You must demonstrate:
- They had a duty of care to stop at the traffic light.
- Running the red light breached their duty of care.
- Their breach caused the crash.
- You suffered injuries in the collision.
Proving negligence requires strong evidence to show what happened, leaving little doubt about who was legally responsible for the accident. Gathering evidence and proving negligence is easier with the help of an attorney. They know where to find evidence, the type of evidence necessary, and how to present it effectively. With an attorney managing your claim, you can focus on healing.
You Need Evidence to Support Your Reckless Driving Car Accident Case
Securing compensation requires a strong evidence-supported case. Why is evidence so important, though? Many insurers hesitate to pay injured parties what they’re owed. The more evidence a case has, the harder the claims adjuster has to contest it.
Investigating a crash is often very difficult for crash victims working independently because they lack the knowledge, experience, and resources of a car accident attorney.
If you work with a lawyer, they can bolster your claim with:
- The accident report filed by the police
- Any citations issued, including those for reckless driving
- Evidence from the criminal case against the driver, when available
- Eyewitness statements
- Videos of the crash
- An accident scene survey
- Accident reconstruction data
- Physical evidence
- Relevant medical records
- Expert testimony
- Documentation of damages (i.e., receipts and invoices)
Once your attorney has the evidence necessary to understand what happened, they can determine what constitutes a fair settlement. Then, they can take action. This generally includes demanding fair compensation from the insurer, suing the reckless driver, or both.
Frequently Asked Questions About Reckless Driving
If you suffered injuries in a collision, you may have these questions as they relate to reckless driving:
How Much Can I Recover After an Accident Caused by Reckless Driving?
How much you can recover through a claim or lawsuit depends on your situation, primarily, the severity of your injuries. The more severe your injuries, the more medical care you could require—and the more medical care you require, the more compensation you can request. A lawyer can assess your situation and explain how much you can seek.
Is Reckless Driving Ever Justified?
Upon filing your case, the other party may claim that they had a good reason to engage in reckless driving. Still, intention means little in the eyes of the law. All motorists must drive as a reasonable person would in the same situation. Otherwise, they could face liability for any resulting damages.
What Is the Leading Type of Reckless Driving?
Per the Insurance Information Institute (III), speeding is the most common type of reckless driving. The organization reports that speeding increases the likelihood of fatal collisions, too. Other examples of reckless driving include intoxication, failing to yield, and failing to maintain one’s lane.
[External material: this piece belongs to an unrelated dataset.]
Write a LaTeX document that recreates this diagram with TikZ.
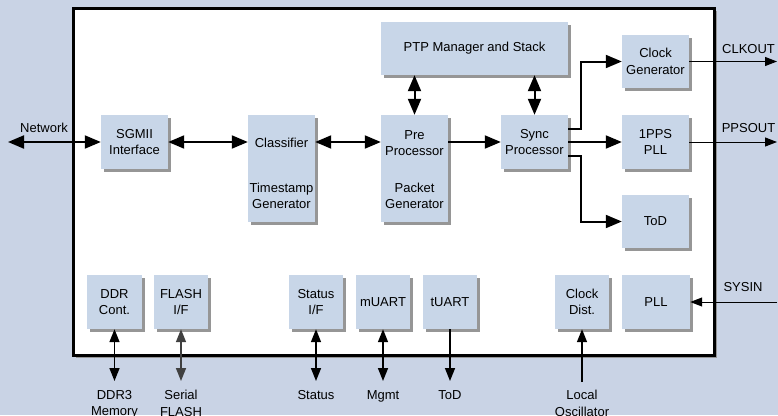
\documentclass[tikz,border=0pt]{standalone}
\usepackage{fontspec}
\setmainfont{Liberation Sans}
\usepackage{tikz}
\usetikzlibrary{arrows.meta}
\usetikzlibrary{shadows}
\definecolor{bgblue}{RGB}{201,211,229}
\definecolor{boxblue}{RGB}{200,214,232}
\definecolor{shadegray}{RGB}{150,150,150}

\begin{document}
\begin{tikzpicture}[x=1pt,y=-1pt,
  blk/.style={fill=boxblue, inner sep=0pt, align=center,
    font=\fontsize{13}{16.5}\selectfont,
    drop shadow={shadow xshift=3pt, shadow yshift=-3pt, fill=shadegray, opacity=1}},
  txt/.style={inner sep=0pt, align=center, font=\fontsize{13}{16.5}\selectfont},
  bigarr/.style={line width=2pt, >={Triangle[length=16pt,width=13pt]}},
  padarr/.style={line width=1.5pt, >={Triangle[length=13pt,width=10pt]}},
  pinarr/.style={line width=1pt, >={Triangle[length=12pt,width=9pt]}}]

\fill [color=bgblue] (0,0) rectangle (778,415);
\useasboundingbox (0,0) rectangle (778,415);

% chip outline
\filldraw [fill=white, draw=black, line width=3pt,
  drop shadow={shadow xshift=3pt, shadow yshift=-3pt, fill=shadegray, opacity=1}]
  (73,8) rectangle (714,355);

% upper blocks
\node [blk, minimum width=187pt, minimum height=53pt] (ptp) at (474.5,48.5) {PTP Manager and Stack};
\node [blk, minimum width=67pt, minimum height=54pt] (sgmii) at (134.5,142) {SGMII\\Interface};
\node [blk, minimum width=67pt, minimum height=107pt] (cls) at (281.5,168.5) {};
\node [blk, minimum width=67pt, minimum height=107pt] (pre) at (414.5,168.5) {};
\node [blk, minimum width=67pt, minimum height=54pt] (sync) at (534.5,142) {Sync\\Processor};
\node [blk, minimum width=67pt, minimum height=53pt] (clk) at (655.5,61.5) {Clock\\Generator};
\node [blk, minimum width=67pt, minimum height=54pt] (pps) at (655.5,142) {1PPS\\PLL};
\node [blk, minimum width=67pt, minimum height=53pt] (tod) at (655.5,221.5) {ToD};

\node [txt] (clsname) at (281.5,143) {Classifier};
\node [txt] (clsts) at (281.5,196) {Timestamp\\Generator};
\node [txt] (prename) at (414.5,143) {Pre\\Processor};
\node [txt] (prepkt) at (414.5,196) {Packet\\Generator};

% lower blocks
\node [blk, minimum width=55pt, minimum height=54pt] (ddr) at (114.5,302) {DDR\\Cont.};
\node [blk, minimum width=54pt, minimum height=54pt] (flash) at (181,302) {FLASH\\I/F};
\node [blk, minimum width=54pt, minimum height=54pt] (stat) at (316,302) {Status\\I/F};
\node [blk, minimum width=54pt, minimum height=54pt] (muart) at (383,302) {mUART};
\node [blk, minimum width=54pt, minimum height=54pt] (tuart) at (450,302) {tUART};
\node [blk, minimum width=54pt, minimum height=54pt] (cdist) at (582,302) {Clock\\Dist.};
\node [blk, minimum width=68pt, minimum height=54pt] (pll) at (656,302) {PLL};

% pins
\coordinate (netpin) at (8,142);
\coordinate (clkpin) at (777,61.5);
\coordinate (ppspin) at (777,142);
\coordinate (syspin) at (777,302);
\coordinate (ddrpin) at (114.5,381);
\coordinate (flashpin) at (181,381);
\coordinate (statpin) at (316,381);
\coordinate (mgmtpin) at (383,381);
\coordinate (todpin) at (450,381);
\coordinate (oscpin) at (582,382);

% data path
\draw [bigarr, <->] (netpin) -- (sgmii.west);
\draw [bigarr, <->] (sgmii.east) -- (cls.west |- sgmii.east);
\draw [bigarr, <->] (cls.east |- sgmii.east) -- (pre.west |- sgmii.east);
\draw [bigarr, ->] (pre.east |- sync.west) -- (sync.west);
\draw [bigarr, <->] (ptp.south -| pre.north) -- (pre.north);
\draw [bigarr, <->] (ptp.south -| sync.north) -- (sync.north);
\draw [bigarr, ->] ([yshift=13.5pt]sync.east) -- ++(13,0) |- (clk.west);
\draw [bigarr, ->] (sync.east) -- (pps.west);
\draw [bigarr, ->] ([yshift=-13.5pt]sync.east) -- ++(13,0) |- (tod.west);

% outputs and inputs
\draw [pinarr, ->] (clk.east) -- (clkpin);
\draw [pinarr, ->] (pps.east) -- (ppspin);
\draw [pinarr, ->] (syspin) -- (pll.east);

\draw [padarr, <->] (ddr.south) -- (ddrpin);
\draw [padarr, <->, color=black!75] (flash.south) -- (flashpin);
\draw [padarr, <->] (stat.south) -- (statpin);
\draw [padarr, <->] (muart.south) -- (mgmtpin);
\draw [padarr, ->] (tuart.south) -- (todpin);
\draw [padarr, ->] (oscpin) -- (cdist.south);

% pin labels
\node [txt] (netlbl) at (44,128) {Network};
\node [txt] (clklbl) at (748.5,49) {CLKOUT};
\node [txt] (ppslbl) at (748.5,128) {PPSOUT};
\node [txt] (syslbl) at (743,287) {SYSIN};
\node [txt, anchor=north] (ddrlbl) at (114.5,390) {DDR3\\Memory};
\node [txt, anchor=north] (flashlbl) at (181,390) {Serial\\FLASH};
\node [txt, anchor=north] (statlbl) at (316,390) {Status};
\node [txt, anchor=north] (mgmtlbl) at (383,390) {Mgmt};
\node [txt, anchor=north] (todlbl) at (450,390) {ToD};
\node [txt, anchor=north] (osclbl) at (582,390) {Local\\Oscillator};

\end{tikzpicture}
\end{document}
How Long Does It Take to Resolve a Personal Injury Case?
Each personal injury case comes with its own timeline. It could take weeks, months, or even years to recover the full cost of your damages. When you partner with an attorney, they can do everything possible to push your claim forward. This involves filing your case-related documents on time, interviewing witnesses, and protecting you from bad faith insurance tactics.
You Can Take Action in a Reckless Driving Civil Case
If you suffered injuries in a crash caused by a reckless driver, a car accident attorney can explain your rights and take legal action. Most personal injury firms provide free initial consultations where you can learn about your next steps. They can also discuss your case’s details, assess your options, and answer your case-related questions.